• Prompt:
Exactly as written, set down the lines from the top of the entries through the line bearing "import numpy as np", with every picture left out.

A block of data
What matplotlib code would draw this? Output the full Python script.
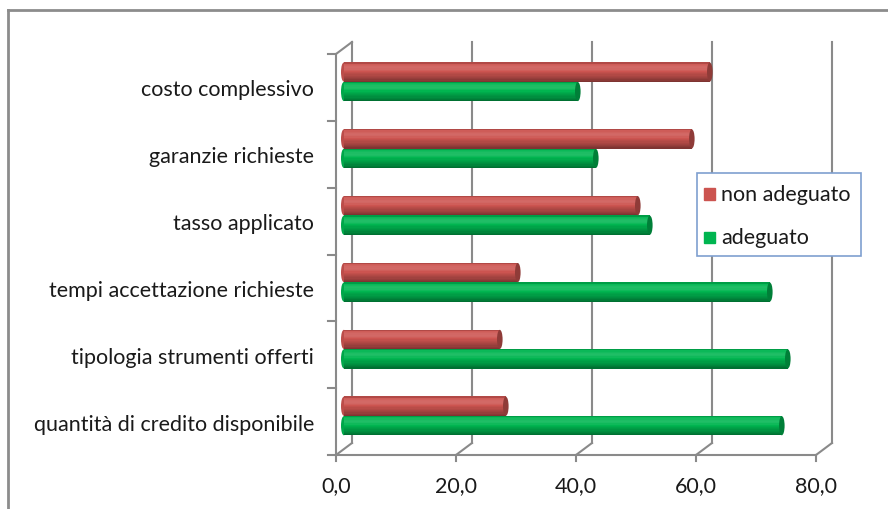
import matplotlib
matplotlib.use("Agg")
import matplotlib.pyplot as plt
from matplotlib.patches import Rectangle, Ellipse
from matplotlib.lines import Line2D
import numpy as np

# data, bottom to top as drawn
categories = ["quantità di credito disponibile", "tipologia strumenti offerti",
              "tempi accettazione richieste", "tasso applicato",
              "garanzie richieste", "costo complessivo"]
non_adeguato = [27, 26, 29, 49, 58, 61]
adeguato = [73, 74, 71, 51, 42, 39]
x_ticks = [0, 20, 40, 60, 80]
x_tick_labels = ["0,0", "20,0", "40,0", "60,0", "80,0"]
series_names = ["non adeguato", "adeguato"]

W, H = 888, 510
FONT = "Lato"
FS = 15.5
GRID = "#8a8a8a"

fig = plt.figure(figsize=(W / 100, H / 100), dpi=100)

# front plane of the 3d box
x_left, x_right = 336, 816
y_bot, y_top = 456, 55
ax = fig.add_axes([x_left / W, 1 - y_bot / H, (x_right - x_left) / W, (y_bot - y_top) / H])
ax.set_xlim(0, 80)
ax.set_ylim(0, 6)
ax.axis("off")

px_x = 80 / (x_right - x_left)      # data units per pixel
px_y = 6 / (y_bot - y_top)
DX, DY = 16 * px_x, 12 * px_y         # depth offset

# back wall gridlines + floor diagonals
for v, lab in zip(x_ticks, x_tick_labels):
    ax.plot([v + DX, v + DX], [DY, 6 + DY], color=GRID, lw=1.5, clip_on=False, zorder=1)
    ax.plot([v, v + DX], [0, DY], color=GRID, lw=1.5, clip_on=False, zorder=1)
    ax.plot([v, v], [0, -6 * px_y], color=GRID, lw=1.5, clip_on=False, zorder=1)
    ax.text(v, -30 * px_y, lab, ha="center", va="center",
            fontsize=FS, family=FONT, color="#1a1a1a")
# front axes
ax.plot([0, 80], [0, 0], color=GRID, lw=1.5, clip_on=False, zorder=1)
ax.plot([0, 0], [0, 6], color=GRID, lw=1.5, clip_on=False, zorder=1)
ax.plot([0, DX], [6, 6 + DY], color=GRID, lw=1.5, clip_on=False, zorder=1)
for k in range(7):
    ax.plot([0, -8 * px_x], [k, k], color=GRID, lw=1.5, clip_on=False, zorder=1)

# cylinder-looking bars
def shade(base, f):
    base = np.array(matplotlib.colors.to_rgb(base))
    if f >= 0:
        return base + (1 - base) * f
    return base * (1 + f)

profile_t = np.linspace(0, 1, 16)
def profile(t):
    # dark at bottom, highlight near the top, slight dark rim at top
    return -0.38 * (1 - t) ** 2.5 + 0.14 * np.exp(-((t - 0.72) / 0.2) ** 2) - 0.15 * (t > 0.94)

def cylinder(val, yc, h, base):
    x0 = 1.3
    cap = 2.8 * px_x
    ax.add_patch(Ellipse((x0, yc), 2 * cap, h * 0.98, color=shade(base, -0.08), zorder=3, lw=0))
    n = len(profile_t)
    for j, t in enumerate(profile_t):
        y0 = yc - h / 2 + j * h / n
        ax.barh(y0, val, height=h / n * 1.05, left=x0, align="edge",
                color=shade(base, profile(t)), lw=0, zorder=3)
    ax.add_patch(Ellipse((x0 + val, yc), 2 * cap, h * 0.98, color=shade(base, -0.3), zorder=4, lw=0))

RED = "#cc5450"
GREEN = "#00b550"
bh = 19.5 * px_y
for i in range(len(categories)):
    c = i + 0.584
    cylinder(non_adeguato[i], c + bh / 2, bh, RED)
    cylinder(adeguato[i], c - bh / 2, bh, GREEN)
    ax.text(-22 * px_x, i + 0.47, categories[i], ha="right", va="center",
            fontsize=FS, family=FONT, color="#1a1a1a")

# legend box
lx0, ly0, lx1, ly1 = 697, 174, 861, 257
fig.add_artist(Rectangle((lx0 / W, 1 - ly1 / H), (lx1 - lx0) / W, (ly1 - ly0) / H,
                         transform=fig.transFigure, facecolor="white", edgecolor="#7f9fd0", lw=1.2, zorder=5))
for name, col, yy in zip(series_names, [RED, GREEN], [195, 238]):
    fig.add_artist(Rectangle((704 / W, 1 - (yy + 5.5) / H), 11 / W, 11 / H,
                             transform=fig.transFigure, color=col, zorder=6))
    fig.text(721 / W, 1 - yy / H, name, ha="left", va="center", fontsize=FS,
             family=FONT, color="#1a1a1a", zorder=6)

# outer chart frame
fig.add_artist(Line2D([8 / W, 8 / W], [0, 1 - 11 / H], transform=fig.transFigure, color="#8c8c8c", lw=2))
fig.add_artist(Line2D([8 / W, 1], [1 - 11 / H, 1 - 11 / H], transform=fig.transFigure, color="#8c8c8c", lw=2))

fig.savefig("out.png", dpi=100)
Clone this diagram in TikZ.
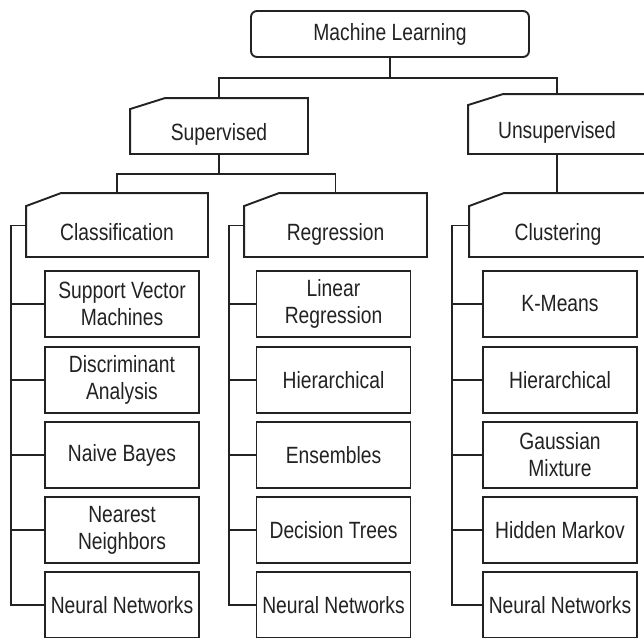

• Written solution:
What matplotlib code would draw this? Output the full Python script.
import matplotlib
matplotlib.use("Agg")
import matplotlib.pyplot as plt
from matplotlib.patches import Rectangle, Ellipse
from matplotlib.lines import Line2D
import numpy as np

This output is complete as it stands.